Maintaining a cash reserve provides a buffer that helps businesses navigate uncertainty without relying on debt or delaying critical payments.

Review Financial Reports Regularly

Cash flow management is most effective when financial reports are reviewed consistently. Waiting until tax season to assess financial performance often means problems have already gone unnoticed for months.

Regular review of cash flow reports, profit and loss statements, and balance sheets helps business owners stay informed and make adjustments before small issues become larger ones.

When Professional Help Makes Sense

As businesses grow, cash flow management becomes more complex. More transactions, more vendors, and more financial obligations increase the margin for error.

Many business owners reach a point where managing cash flow internally becomes time-consuming or overwhelming.
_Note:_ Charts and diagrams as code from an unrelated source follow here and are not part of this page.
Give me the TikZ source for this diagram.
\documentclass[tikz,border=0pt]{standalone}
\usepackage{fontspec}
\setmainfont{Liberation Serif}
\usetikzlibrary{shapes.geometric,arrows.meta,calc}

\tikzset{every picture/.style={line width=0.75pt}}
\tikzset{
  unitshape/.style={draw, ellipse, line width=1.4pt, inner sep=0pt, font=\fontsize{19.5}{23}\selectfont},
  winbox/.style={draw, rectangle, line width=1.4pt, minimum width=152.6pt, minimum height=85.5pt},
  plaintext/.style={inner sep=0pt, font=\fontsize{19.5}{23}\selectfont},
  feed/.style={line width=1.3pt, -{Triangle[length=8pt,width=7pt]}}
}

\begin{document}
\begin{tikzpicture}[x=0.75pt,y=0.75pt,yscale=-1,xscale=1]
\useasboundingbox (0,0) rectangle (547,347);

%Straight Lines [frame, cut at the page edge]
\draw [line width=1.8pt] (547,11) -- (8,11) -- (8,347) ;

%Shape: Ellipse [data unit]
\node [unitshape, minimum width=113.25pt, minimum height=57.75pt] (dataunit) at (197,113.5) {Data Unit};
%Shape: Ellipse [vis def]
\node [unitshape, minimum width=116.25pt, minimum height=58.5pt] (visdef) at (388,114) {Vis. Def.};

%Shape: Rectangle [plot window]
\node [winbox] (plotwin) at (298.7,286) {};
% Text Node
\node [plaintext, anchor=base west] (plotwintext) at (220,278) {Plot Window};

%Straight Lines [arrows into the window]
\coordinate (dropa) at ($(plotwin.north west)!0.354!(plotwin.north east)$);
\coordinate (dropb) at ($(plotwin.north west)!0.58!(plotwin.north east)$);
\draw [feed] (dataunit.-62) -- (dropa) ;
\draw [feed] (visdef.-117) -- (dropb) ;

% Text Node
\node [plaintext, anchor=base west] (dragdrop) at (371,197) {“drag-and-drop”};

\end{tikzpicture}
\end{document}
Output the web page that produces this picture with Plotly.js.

This is often when errors increase, and visibility decreases.

Working with an experienced bookkeeping team can provide structure, consistency, and clarity — allowing business owners to focus on running the business rather than constantly managing financial details.

How Remote Quality Bookkeeping Supports Cash Flow Management

At Remote Quality Bookkeeping, we help small businesses and franchises maintain accurate financial records that support effective cash flow management.

Our services include ongoing bookkeeping, accounts receivable and payable support, reconciliations, and financial reporting designed to give business owners a clear picture of their cash position. We work closely with business owners and CPAs to ensure financial information is organized, accurate, and useful for decision-making.

By keeping your books clean and current, we help turn cash flow into a manageable system instead of a constant concern.

Final Thoughts

Cash flow management is not a one-time task. It is an ongoing process that depends on accurate data, consistent systems, and regular review.

When cash flow is properly managed, business owners gain confidence, clarity, and control over their finances. With the right support in place, cash flow becomes a tool for growth rather than a source of stress.